§ WHAT THE TASK ASKS
Render the material again word for word, skipping the pictures in it.

[Start]

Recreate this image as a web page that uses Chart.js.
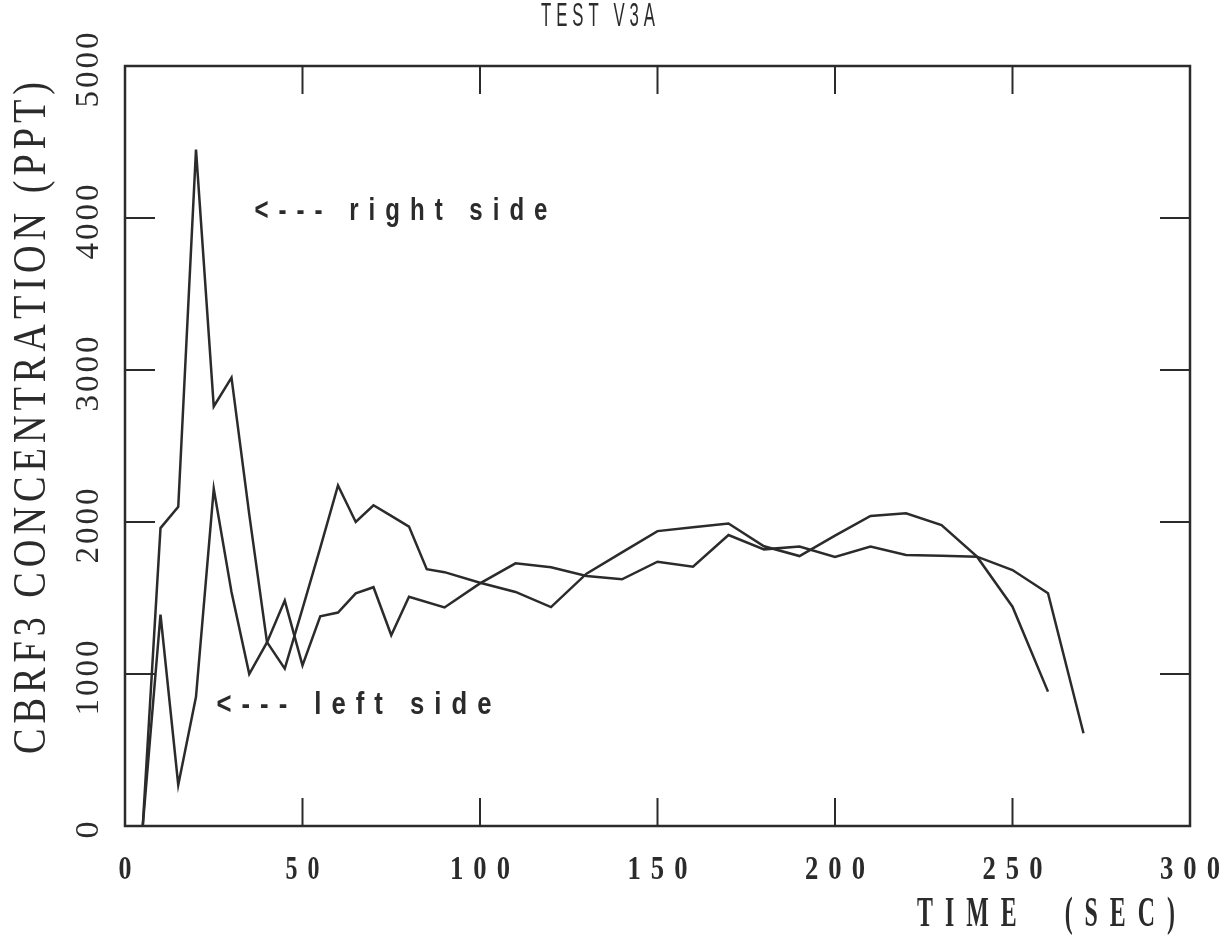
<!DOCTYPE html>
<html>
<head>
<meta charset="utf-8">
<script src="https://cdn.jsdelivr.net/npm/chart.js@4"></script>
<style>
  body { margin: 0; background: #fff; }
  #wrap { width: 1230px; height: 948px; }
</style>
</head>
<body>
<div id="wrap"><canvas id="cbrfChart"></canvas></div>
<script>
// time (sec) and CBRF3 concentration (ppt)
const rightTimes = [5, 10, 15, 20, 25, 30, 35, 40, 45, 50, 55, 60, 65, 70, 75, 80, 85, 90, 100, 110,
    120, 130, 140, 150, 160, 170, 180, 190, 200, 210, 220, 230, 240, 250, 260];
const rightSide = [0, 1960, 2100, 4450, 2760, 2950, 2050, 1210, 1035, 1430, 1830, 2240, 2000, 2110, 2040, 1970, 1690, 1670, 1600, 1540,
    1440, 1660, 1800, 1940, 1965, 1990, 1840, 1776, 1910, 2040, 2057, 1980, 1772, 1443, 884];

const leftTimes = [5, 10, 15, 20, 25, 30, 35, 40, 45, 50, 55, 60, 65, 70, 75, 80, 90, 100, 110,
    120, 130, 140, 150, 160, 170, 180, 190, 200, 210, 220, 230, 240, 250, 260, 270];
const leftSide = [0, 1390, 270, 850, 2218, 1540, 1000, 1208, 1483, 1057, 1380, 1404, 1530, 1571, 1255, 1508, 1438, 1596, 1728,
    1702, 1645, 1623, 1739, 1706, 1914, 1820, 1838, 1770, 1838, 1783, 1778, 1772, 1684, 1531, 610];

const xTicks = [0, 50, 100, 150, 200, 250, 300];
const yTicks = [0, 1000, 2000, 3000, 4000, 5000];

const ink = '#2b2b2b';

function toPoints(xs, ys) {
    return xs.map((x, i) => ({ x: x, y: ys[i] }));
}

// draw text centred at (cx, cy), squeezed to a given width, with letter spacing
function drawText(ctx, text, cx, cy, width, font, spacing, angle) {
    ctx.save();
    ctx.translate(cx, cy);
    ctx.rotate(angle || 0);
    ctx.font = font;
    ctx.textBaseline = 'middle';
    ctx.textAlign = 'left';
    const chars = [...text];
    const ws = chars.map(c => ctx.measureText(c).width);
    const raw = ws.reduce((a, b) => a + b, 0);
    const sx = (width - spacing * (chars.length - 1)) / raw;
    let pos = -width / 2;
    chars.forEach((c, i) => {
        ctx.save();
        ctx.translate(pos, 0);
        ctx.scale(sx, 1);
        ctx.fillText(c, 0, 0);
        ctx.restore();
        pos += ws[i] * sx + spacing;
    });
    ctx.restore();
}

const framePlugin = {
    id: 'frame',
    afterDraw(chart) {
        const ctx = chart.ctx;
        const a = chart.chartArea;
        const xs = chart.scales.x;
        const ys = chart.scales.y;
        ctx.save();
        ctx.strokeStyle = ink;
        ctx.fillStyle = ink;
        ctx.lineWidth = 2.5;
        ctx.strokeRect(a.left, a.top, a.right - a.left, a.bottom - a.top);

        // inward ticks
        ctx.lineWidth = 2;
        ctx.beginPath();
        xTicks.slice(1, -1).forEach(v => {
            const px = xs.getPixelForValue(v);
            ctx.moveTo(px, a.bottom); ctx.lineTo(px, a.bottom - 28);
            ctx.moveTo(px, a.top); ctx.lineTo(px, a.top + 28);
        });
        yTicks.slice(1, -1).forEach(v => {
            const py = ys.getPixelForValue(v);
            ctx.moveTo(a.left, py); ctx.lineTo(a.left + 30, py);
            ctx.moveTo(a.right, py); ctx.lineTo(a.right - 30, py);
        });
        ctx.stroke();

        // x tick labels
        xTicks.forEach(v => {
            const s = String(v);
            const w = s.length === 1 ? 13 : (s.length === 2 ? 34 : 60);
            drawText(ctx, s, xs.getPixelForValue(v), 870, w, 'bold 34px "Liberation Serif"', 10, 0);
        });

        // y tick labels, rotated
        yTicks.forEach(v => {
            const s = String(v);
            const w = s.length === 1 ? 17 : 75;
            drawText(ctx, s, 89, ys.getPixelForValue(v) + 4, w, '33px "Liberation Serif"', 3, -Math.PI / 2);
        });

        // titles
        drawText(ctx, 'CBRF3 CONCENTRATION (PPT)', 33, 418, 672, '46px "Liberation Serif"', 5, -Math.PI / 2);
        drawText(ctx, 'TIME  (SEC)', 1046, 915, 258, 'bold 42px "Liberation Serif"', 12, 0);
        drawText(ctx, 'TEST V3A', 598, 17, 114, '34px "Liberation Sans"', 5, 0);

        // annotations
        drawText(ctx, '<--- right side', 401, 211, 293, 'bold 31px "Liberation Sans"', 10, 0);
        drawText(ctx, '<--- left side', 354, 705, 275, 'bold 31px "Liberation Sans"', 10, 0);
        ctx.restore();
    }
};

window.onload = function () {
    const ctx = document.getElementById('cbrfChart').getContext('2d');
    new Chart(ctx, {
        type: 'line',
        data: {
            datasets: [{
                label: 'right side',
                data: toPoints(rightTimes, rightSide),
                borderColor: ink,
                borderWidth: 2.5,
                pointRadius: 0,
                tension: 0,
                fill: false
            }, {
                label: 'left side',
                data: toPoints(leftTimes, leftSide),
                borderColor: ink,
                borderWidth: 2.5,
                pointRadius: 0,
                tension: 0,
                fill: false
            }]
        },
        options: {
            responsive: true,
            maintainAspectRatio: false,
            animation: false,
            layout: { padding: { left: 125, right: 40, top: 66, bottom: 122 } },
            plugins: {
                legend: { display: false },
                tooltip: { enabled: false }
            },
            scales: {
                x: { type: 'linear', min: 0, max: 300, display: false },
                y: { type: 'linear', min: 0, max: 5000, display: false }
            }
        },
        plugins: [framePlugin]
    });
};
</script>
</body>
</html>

[End]

§ RESPONSE TO THE EXERCISE
Recreate this image as a web page that uses Chart.js.
<!DOCTYPE html>
<html>
<head>
<meta charset="utf-8">
<script src="https://cdn.jsdelivr.net/npm/chart.js@4"></script>
<style>
  body { margin: 0; background: #fff; }
  #wrap { width: 1230px; height: 948px; }
</style>
</head>
<body>
<div id="wrap"><canvas id="cbrfChart"></canvas></div>
<script>
// time (sec) and CBRF3 concentration (ppt)
const rightTimes = [5, 10, 15, 20, 25, 30, 35, 40, 45, 50, 55, 60, 65, 70, 75, 80, 85, 90, 100, 110,
    120, 130, 140, 150, 160, 170, 180, 190, 200, 210, 220, 230, 240, 250, 260];
const rightSide = [0, 1960, 2100, 4450, 2760, 2950, 2050, 1210, 1035, 1430, 1830, 2240, 2000, 2110, 2040, 1970, 1690, 1670, 1600, 1540,
    1440, 1660, 1800, 1940, 1965, 1990, 1840, 1776, 1910, 2040, 2057, 1980, 1772, 1443, 884];

const leftTimes = [5, 10, 15, 20, 25, 30, 35, 40, 45, 50, 55, 60, 65, 70, 75, 80, 90, 100, 110,
    120, 130, 140, 150, 160, 170, 180, 190, 200, 210, 220, 230, 240, 250, 260, 270];
const leftSide = [0, 1390, 270, 850, 2218, 1540, 1000, 1208, 1483, 1057, 1380, 1404, 1530, 1571, 1255, 1508, 1438, 1596, 1728,
    1702, 1645, 1623, 1739, 1706, 1914, 1820, 1838, 1770, 1838, 1783, 1778, 1772, 1684, 1531, 610];

const xTicks = [0, 50, 100, 150, 200, 250, 300];
const yTicks = [0, 1000, 2000, 3000, 4000, 5000];

const ink = '#2b2b2b';

function toPoints(xs, ys) {
    return xs.map((x, i) => ({ x: x, y: ys[i] }));
}

// draw text centred at (cx, cy), squeezed to a given width, with letter spacing
function drawText(ctx, text, cx, cy, width, font, spacing, angle) {
    ctx.save();
    ctx.translate(cx, cy);
    ctx.rotate(angle || 0);
    ctx.font = font;
    ctx.textBaseline = 'middle';
    ctx.textAlign = 'left';
    const chars = [...text];
    const ws = chars.map(c => ctx.measureText(c).width);
    const raw = ws.reduce((a, b) => a + b, 0);
    const sx = (width - spacing * (chars.length - 1)) / raw;
    let pos = -width / 2;
    chars.forEach((c, i) => {
        ctx.save();
        ctx.translate(pos, 0);
        ctx.scale(sx, 1);
        ctx.fillText(c, 0, 0);
        ctx.restore();
        pos += ws[i] * sx + spacing;
    });
    ctx.restore();
}

const framePlugin = {
    id: 'frame',
    afterDraw(chart) {
        const ctx = chart.ctx;
        const a = chart.chartArea;
        const xs = chart.scales.x;
        const ys = chart.scales.y;
        ctx.save();
        ctx.strokeStyle = ink;
        ctx.fillStyle = ink;
        ctx.lineWidth = 2.5;
        ctx.strokeRect(a.left, a.top, a.right - a.left, a.bottom - a.top);

        // inward ticks
        ctx.lineWidth = 2;
        ctx.beginPath();
        xTicks.slice(1, -1).forEach(v => {
            const px = xs.getPixelForValue(v);
            ctx.moveTo(px, a.bottom); ctx.lineTo(px, a.bottom - 28);
            ctx.moveTo(px, a.top); ctx.lineTo(px, a.top + 28);
        });
        yTicks.slice(1, -1).forEach(v => {
            const py = ys.getPixelForValue(v);
            ctx.moveTo(a.left, py); ctx.lineTo(a.left + 30, py);
            ctx.moveTo(a.right, py); ctx.lineTo(a.right - 30, py);
        });
        ctx.stroke();

        // x tick labels
        xTicks.forEach(v => {
            const s = String(v);
            const w = s.length === 1 ? 13 : (s.length === 2 ? 34 : 60);
            drawText(ctx, s, xs.getPixelForValue(v), 870, w, 'bold 34px "Liberation Serif"', 10, 0);
        });

        // y tick labels, rotated
        yTicks.forEach(v => {
            const s = String(v);
            const w = s.length === 1 ? 17 : 75;
            drawText(ctx, s, 89, ys.getPixelForValue(v) + 4, w, '33px "Liberation Serif"', 3, -Math.PI / 2);
        });

        // titles
        drawText(ctx, 'CBRF3 CONCENTRATION (PPT)', 33, 418, 672, '46px "Liberation Serif"', 5, -Math.PI / 2);
        drawText(ctx, 'TIME  (SEC)', 1046, 915, 258, 'bold 42px "Liberation Serif"', 12, 0);
        drawText(ctx, 'TEST V3A', 598, 17, 114, '34px "Liberation Sans"', 5, 0);

        // annotations
        drawText(ctx, '<--- right side', 401, 211, 293, 'bold 31px "Liberation Sans"', 10, 0);
        drawText(ctx, '<--- left side', 354, 705, 275, 'bold 31px "Liberation Sans"', 10, 0);
        ctx.restore();
    }
};

window.onload = function () {
    const ctx = document.getElementById('cbrfChart').getContext('2d');
    new Chart(ctx, {
        type: 'line',
        data: {
            datasets: [{
                label: 'right side',
                data: toPoints(rightTimes, rightSide),
                borderColor: ink,
                borderWidth: 2.5,
                pointRadius: 0,
                tension: 0,
                fill: false
            }, {
                label: 'left side',
                data: toPoints(leftTimes, leftSide),
                borderColor: ink,
                borderWidth: 2.5,
                pointRadius: 0,
                tension: 0,
                fill: false
            }]
        },
        options: {
            responsive: true,
            maintainAspectRatio: false,
            animation: false,
            layout: { padding: { left: 125, right: 40, top: 66, bottom: 122 } },
            plugins: {
                legend: { display: false },
                tooltip: { enabled: false }
            },
            scales: {
                x: { type: 'linear', min: 0, max: 300, display: false },
                y: { type: 'linear', min: 0, max: 5000, display: false }
            }
        },
        plugins: [framePlugin]
    });
};
</script>
</body>
</html>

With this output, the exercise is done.